▶ **EXERCISE DESCRIPTION**:
Return the listing below unchanged, minus its pictures.

▶ **DATA BLOCK**:

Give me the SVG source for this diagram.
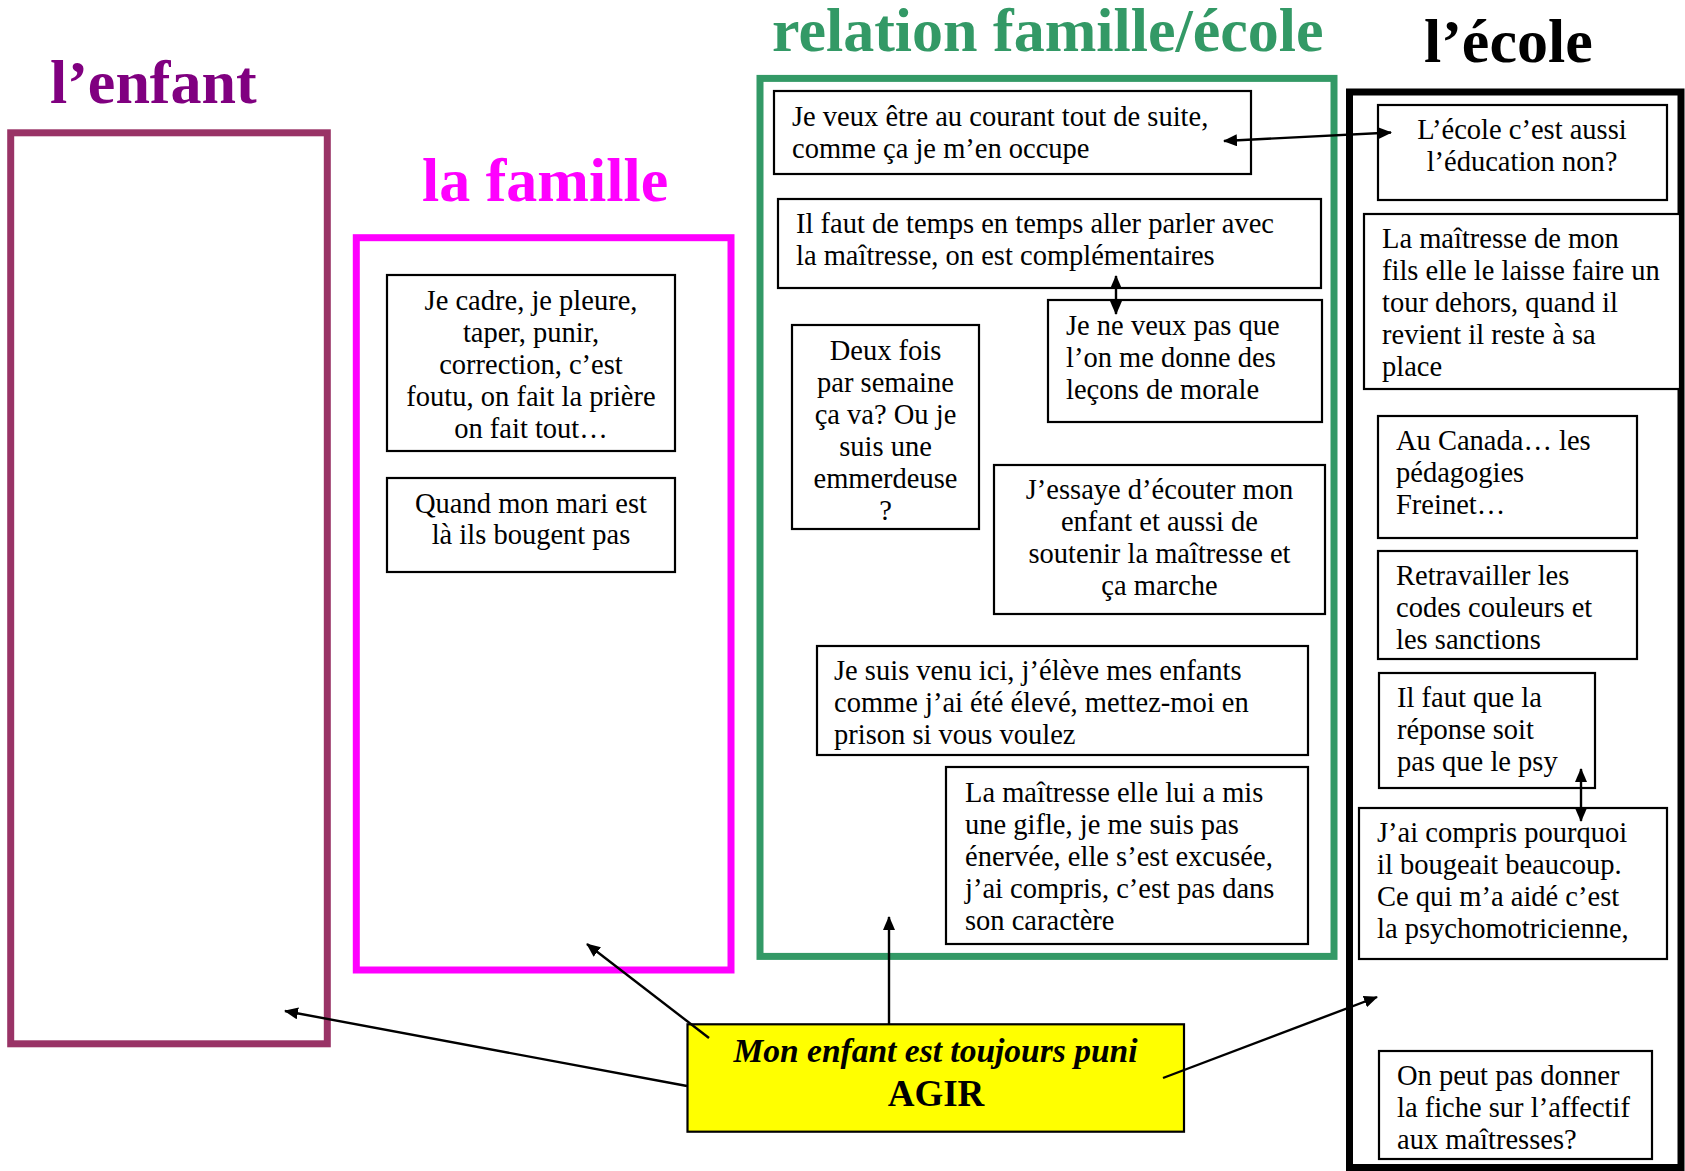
<svg xmlns="http://www.w3.org/2000/svg" width="1685" height="1171" viewBox="0 0 1685 1171">
<defs>
<style>
.title{font-family:"Liberation Serif","Times New Roman",serif;font-weight:bold;font-size:62px}
.t{font-family:"Liberation Serif","Times New Roman",serif;font-size:28.5px;fill:#000}
.c{text-anchor:middle}
.box{fill:#fff;stroke:#000;stroke-width:2.2}
.cont{fill:none;stroke-width:7}
.conn{fill:none;stroke:#000;stroke-width:2.4}
</style>
<marker id="ah" viewBox="0 0 14 12" refX="13" refY="6" markerWidth="14" markerHeight="12" markerUnits="userSpaceOnUse" orient="auto-start-reverse">
<path d="M0,0 L14,6 L0,12 Z" fill="#000"/>
</marker>
</defs>
<rect width="1685" height="1171" fill="#fff"/>

<g id="titles">
<text class="title" x="50" y="103" fill="#800080">l’enfant</text>
<text class="title" x="422" y="201" fill="#FF00FF">la famille</text>
<text class="title" x="772" y="51" fill="#339966">relation famille/école</text>
<text class="title" x="1424" y="62" fill="#000">l’école</text>
</g>

<g id="enfant">
<rect class="cont" x="10.7" y="132.8" width="316.6" height="911" stroke="#993366"/>
</g>

<g id="famille">
<rect class="cont" x="356.3" y="237.7" width="374.7" height="732.3" stroke="#FF00FF"/>
</g>

<g id="relation">
<rect class="cont" x="760" y="78.4" width="574" height="878" stroke="#339966"/>
</g>

<g id="ecole">
<rect class="cont" x="1349.5" y="92" width="331.5" height="1075.5" stroke="#000"/>
</g>

<g id="f1">
<rect class="box" x="387" y="275" width="288" height="176"/>
<text class="t c"><tspan x="531" y="310">Je cadre, je pleure,</tspan><tspan x="531" y="342">taper, punir,</tspan><tspan x="531" y="374">correction, c’est</tspan><tspan x="531" y="406">foutu, on fait la prière</tspan><tspan x="531" y="438">on fait tout…</tspan></text>
</g>

<g id="f2">
<rect class="box" x="387" y="478" width="288" height="94"/>
<text class="t c"><tspan x="531" y="513">Quand mon mari est</tspan><tspan x="531" y="544">là ils bougent pas</tspan></text>
</g>

<g id="g1">
<rect class="box" x="774" y="91" width="477" height="83"/>
<text class="t"><tspan x="792" y="126">Je veux être au courant tout de suite,</tspan><tspan x="792" y="158">comme ça je m’en occupe</tspan></text>
</g>

<g id="g2">
<rect class="box" x="778" y="199" width="543" height="89"/>
<text class="t"><tspan x="796" y="233">Il faut de temps en temps aller parler avec</tspan><tspan x="796" y="265">la maîtresse, on est complémentaires</tspan></text>
</g>

<g id="g3">
<rect class="box" x="792" y="325" width="187" height="204"/>
<text class="t c"><tspan x="885.5" y="360">Deux fois</tspan><tspan x="885.5" y="392">par semaine</tspan><tspan x="885.5" y="424">ça va? Ou je</tspan><tspan x="885.5" y="456">suis une</tspan><tspan x="885.5" y="488">emmerdeuse</tspan><tspan x="885.5" y="520">?</tspan></text>
</g>

<g id="g4">
<rect class="box" x="1048" y="300" width="274" height="122"/>
<text class="t"><tspan x="1066" y="335">Je ne veux pas que</tspan><tspan x="1066" y="367">l’on me donne des</tspan><tspan x="1066" y="399">leçons de morale</tspan></text>
</g>

<g id="g5">
<rect class="box" x="994" y="465" width="331" height="149"/>
<text class="t c"><tspan x="1159.5" y="499">J’essaye d’écouter mon</tspan><tspan x="1159.5" y="531">enfant et aussi de</tspan><tspan x="1159.5" y="563">soutenir la maîtresse et</tspan><tspan x="1159.5" y="595">ça marche</tspan></text>
</g>

<g id="g6">
<rect class="box" x="817" y="646" width="491" height="109"/>
<text class="t"><tspan x="834" y="680">Je suis venu ici, j’élève mes enfants</tspan><tspan x="834" y="712">comme j’ai été élevé, mettez-moi en</tspan><tspan x="834" y="744">prison si vous voulez</tspan></text>
</g>

<g id="g7">
<rect class="box" x="946" y="767" width="362" height="177"/>
<text class="t"><tspan x="965" y="802">La maîtresse elle lui a mis</tspan><tspan x="965" y="834">une gifle, je me suis pas</tspan><tspan x="965" y="866">énervée, elle s’est excusée,</tspan><tspan x="965" y="898">j’ai compris, c’est pas dans</tspan><tspan x="965" y="930">son caractère</tspan></text>
</g>

<g id="e1">
<rect class="box" x="1378" y="105" width="289" height="95"/>
<text class="t c"><tspan x="1522" y="139">L’école c’est aussi</tspan><tspan x="1522" y="171">l’éducation non?</tspan></text>
</g>

<g id="e2">
<rect class="box" x="1364" y="214" width="316" height="175"/>
<text class="t"><tspan x="1382" y="248">La maîtresse de mon</tspan><tspan x="1382" y="280">fils elle le laisse faire un</tspan><tspan x="1382" y="312">tour dehors, quand il</tspan><tspan x="1382" y="344">revient il reste à sa</tspan><tspan x="1382" y="376">place</tspan></text>
</g>

<g id="e3">
<rect class="box" x="1378" y="416" width="259" height="122"/>
<text class="t"><tspan x="1396" y="450">Au Canada… les</tspan><tspan x="1396" y="482">pédagogies</tspan><tspan x="1396" y="514">Freinet…</tspan></text>
</g>

<g id="e4">
<rect class="box" x="1378" y="551" width="259" height="108"/>
<text class="t"><tspan x="1396" y="585">Retravailler les</tspan><tspan x="1396" y="617">codes couleurs et</tspan><tspan x="1396" y="649">les sanctions</tspan></text>
</g>

<g id="e5">
<rect class="box" x="1379" y="673" width="216" height="115"/>
<text class="t"><tspan x="1397" y="707">Il faut que la</tspan><tspan x="1397" y="739">réponse soit</tspan><tspan x="1397" y="771">pas que le psy</tspan></text>
</g>

<g id="e6">
<rect class="box" x="1359" y="808" width="308" height="151"/>
<text class="t"><tspan x="1377" y="842">J’ai compris pourquoi</tspan><tspan x="1377" y="874">il bougeait beaucoup.</tspan><tspan x="1377" y="906">Ce qui m’a aidé c’est</tspan><tspan x="1377" y="938">la psychomotricienne,</tspan></text>
</g>

<g id="e7">
<rect class="box" x="1379" y="1051" width="273" height="108"/>
<text class="t"><tspan x="1397" y="1085">On peut pas donner</tspan><tspan x="1397" y="1117">la fiche sur l’affectif</tspan><tspan x="1397" y="1149">aux maîtresses?</tspan></text>
</g>

<g id="agir">
<rect x="687.5" y="1024.3" width="496.5" height="107.4" fill="#FFFF00" stroke="#000" stroke-width="2.2"/>
<text x="935.5" y="1062" text-anchor="middle" font-family="Liberation Serif, Times New Roman, serif" font-weight="bold" font-style="italic" font-size="33.5px">Mon enfant est toujours puni</text>
<text x="936" y="1106" text-anchor="middle" font-family="Liberation Serif, Times New Roman, serif" font-weight="bold" font-size="37px">AGIR</text>
</g>

<g id="connectors">
<path class="conn" d="M687,1086 L285,1011" marker-end="url(#ah)"/>
<path class="conn" d="M709,1038 L587,944" marker-end="url(#ah)"/>
<path class="conn" d="M889,1024 L889,917" marker-end="url(#ah)"/>
<path class="conn" d="M1163,1078 L1377,997" marker-end="url(#ah)"/>
<path class="conn" d="M1224,141 L1391,132.5" marker-start="url(#ah)" marker-end="url(#ah)"/>
<path class="conn" d="M1116,276 L1116,314" marker-start="url(#ah)" marker-end="url(#ah)"/>
<path class="conn" d="M1581,769 L1581,821" marker-start="url(#ah)" marker-end="url(#ah)"/>
</g>
</svg>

▶ **THE ANSWER**:
Give me the SVG source for this diagram.
<svg xmlns="http://www.w3.org/2000/svg" width="1685" height="1171" viewBox="0 0 1685 1171">
<defs>
<style>
.title{font-family:"Liberation Serif","Times New Roman",serif;font-weight:bold;font-size:62px}
.t{font-family:"Liberation Serif","Times New Roman",serif;font-size:28.5px;fill:#000}
.c{text-anchor:middle}
.box{fill:#fff;stroke:#000;stroke-width:2.2}
.cont{fill:none;stroke-width:7}
.conn{fill:none;stroke:#000;stroke-width:2.4}
</style>
<marker id="ah" viewBox="0 0 14 12" refX="13" refY="6" markerWidth="14" markerHeight="12" markerUnits="userSpaceOnUse" orient="auto-start-reverse">
<path d="M0,0 L14,6 L0,12 Z" fill="#000"/>
</marker>
</defs>
<rect width="1685" height="1171" fill="#fff"/>

<g id="titles">
<text class="title" x="50" y="103" fill="#800080">l’enfant</text>
<text class="title" x="422" y="201" fill="#FF00FF">la famille</text>
<text class="title" x="772" y="51" fill="#339966">relation famille/école</text>
<text class="title" x="1424" y="62" fill="#000">l’école</text>
</g>

<g id="enfant">
<rect class="cont" x="10.7" y="132.8" width="316.6" height="911" stroke="#993366"/>
</g>

<g id="famille">
<rect class="cont" x="356.3" y="237.7" width="374.7" height="732.3" stroke="#FF00FF"/>
</g>

<g id="relation">
<rect class="cont" x="760" y="78.4" width="574" height="878" stroke="#339966"/>
</g>

<g id="ecole">
<rect class="cont" x="1349.5" y="92" width="331.5" height="1075.5" stroke="#000"/>
</g>

<g id="f1">
<rect class="box" x="387" y="275" width="288" height="176"/>
<text class="t c"><tspan x="531" y="310">Je cadre, je pleure,</tspan><tspan x="531" y="342">taper, punir,</tspan><tspan x="531" y="374">correction, c’est</tspan><tspan x="531" y="406">foutu, on fait la prière</tspan><tspan x="531" y="438">on fait tout…</tspan></text>
</g>

<g id="f2">
<rect class="box" x="387" y="478" width="288" height="94"/>
<text class="t c"><tspan x="531" y="513">Quand mon mari est</tspan><tspan x="531" y="544">là ils bougent pas</tspan></text>
</g>

<g id="g1">
<rect class="box" x="774" y="91" width="477" height="83"/>
<text class="t"><tspan x="792" y="126">Je veux être au courant tout de suite,</tspan><tspan x="792" y="158">comme ça je m’en occupe</tspan></text>
</g>

<g id="g2">
<rect class="box" x="778" y="199" width="543" height="89"/>
<text class="t"><tspan x="796" y="233">Il faut de temps en temps aller parler avec</tspan><tspan x="796" y="265">la maîtresse, on est complémentaires</tspan></text>
</g>

<g id="g3">
<rect class="box" x="792" y="325" width="187" height="204"/>
<text class="t c"><tspan x="885.5" y="360">Deux fois</tspan><tspan x="885.5" y="392">par semaine</tspan><tspan x="885.5" y="424">ça va? Ou je</tspan><tspan x="885.5" y="456">suis une</tspan><tspan x="885.5" y="488">emmerdeuse</tspan><tspan x="885.5" y="520">?</tspan></text>
</g>

<g id="g4">
<rect class="box" x="1048" y="300" width="274" height="122"/>
<text class="t"><tspan x="1066" y="335">Je ne veux pas que</tspan><tspan x="1066" y="367">l’on me donne des</tspan><tspan x="1066" y="399">leçons de morale</tspan></text>
</g>

<g id="g5">
<rect class="box" x="994" y="465" width="331" height="149"/>
<text class="t c"><tspan x="1159.5" y="499">J’essaye d’écouter mon</tspan><tspan x="1159.5" y="531">enfant et aussi de</tspan><tspan x="1159.5" y="563">soutenir la maîtresse et</tspan><tspan x="1159.5" y="595">ça marche</tspan></text>
</g>

<g id="g6">
<rect class="box" x="817" y="646" width="491" height="109"/>
<text class="t"><tspan x="834" y="680">Je suis venu ici, j’élève mes enfants</tspan><tspan x="834" y="712">comme j’ai été élevé, mettez-moi en</tspan><tspan x="834" y="744">prison si vous voulez</tspan></text>
</g>

<g id="g7">
<rect class="box" x="946" y="767" width="362" height="177"/>
<text class="t"><tspan x="965" y="802">La maîtresse elle lui a mis</tspan><tspan x="965" y="834">une gifle, je me suis pas</tspan><tspan x="965" y="866">énervée, elle s’est excusée,</tspan><tspan x="965" y="898">j’ai compris, c’est pas dans</tspan><tspan x="965" y="930">son caractère</tspan></text>
</g>

<g id="e1">
<rect class="box" x="1378" y="105" width="289" height="95"/>
<text class="t c"><tspan x="1522" y="139">L’école c’est aussi</tspan><tspan x="1522" y="171">l’éducation non?</tspan></text>
</g>

<g id="e2">
<rect class="box" x="1364" y="214" width="316" height="175"/>
<text class="t"><tspan x="1382" y="248">La maîtresse de mon</tspan><tspan x="1382" y="280">fils elle le laisse faire un</tspan><tspan x="1382" y="312">tour dehors, quand il</tspan><tspan x="1382" y="344">revient il reste à sa</tspan><tspan x="1382" y="376">place</tspan></text>
</g>

<g id="e3">
<rect class="box" x="1378" y="416" width="259" height="122"/>
<text class="t"><tspan x="1396" y="450">Au Canada… les</tspan><tspan x="1396" y="482">pédagogies</tspan><tspan x="1396" y="514">Freinet…</tspan></text>
</g>

<g id="e4">
<rect class="box" x="1378" y="551" width="259" height="108"/>
<text class="t"><tspan x="1396" y="585">Retravailler les</tspan><tspan x="1396" y="617">codes couleurs et</tspan><tspan x="1396" y="649">les sanctions</tspan></text>
</g>

<g id="e5">
<rect class="box" x="1379" y="673" width="216" height="115"/>
<text class="t"><tspan x="1397" y="707">Il faut que la</tspan><tspan x="1397" y="739">réponse soit</tspan><tspan x="1397" y="771">pas que le psy</tspan></text>
</g>

<g id="e6">
<rect class="box" x="1359" y="808" width="308" height="151"/>
<text class="t"><tspan x="1377" y="842">J’ai compris pourquoi</tspan><tspan x="1377" y="874">il bougeait beaucoup.</tspan><tspan x="1377" y="906">Ce qui m’a aidé c’est</tspan><tspan x="1377" y="938">la psychomotricienne,</tspan></text>
</g>

<g id="e7">
<rect class="box" x="1379" y="1051" width="273" height="108"/>
<text class="t"><tspan x="1397" y="1085">On peut pas donner</tspan><tspan x="1397" y="1117">la fiche sur l’affectif</tspan><tspan x="1397" y="1149">aux maîtresses?</tspan></text>
</g>

<g id="agir">
<rect x="687.5" y="1024.3" width="496.5" height="107.4" fill="#FFFF00" stroke="#000" stroke-width="2.2"/>
<text x="935.5" y="1062" text-anchor="middle" font-family="Liberation Serif, Times New Roman, serif" font-weight="bold" font-style="italic" font-size="33.5px">Mon enfant est toujours puni</text>
<text x="936" y="1106" text-anchor="middle" font-family="Liberation Serif, Times New Roman, serif" font-weight="bold" font-size="37px">AGIR</text>
</g>

<g id="connectors">
<path class="conn" d="M687,1086 L285,1011" marker-end="url(#ah)"/>
<path class="conn" d="M709,1038 L587,944" marker-end="url(#ah)"/>
<path class="conn" d="M889,1024 L889,917" marker-end="url(#ah)"/>
<path class="conn" d="M1163,1078 L1377,997" marker-end="url(#ah)"/>
<path class="conn" d="M1224,141 L1391,132.5" marker-start="url(#ah)" marker-end="url(#ah)"/>
<path class="conn" d="M1116,276 L1116,314" marker-start="url(#ah)" marker-end="url(#ah)"/>
<path class="conn" d="M1581,769 L1581,821" marker-start="url(#ah)" marker-end="url(#ah)"/>
</g>
</svg>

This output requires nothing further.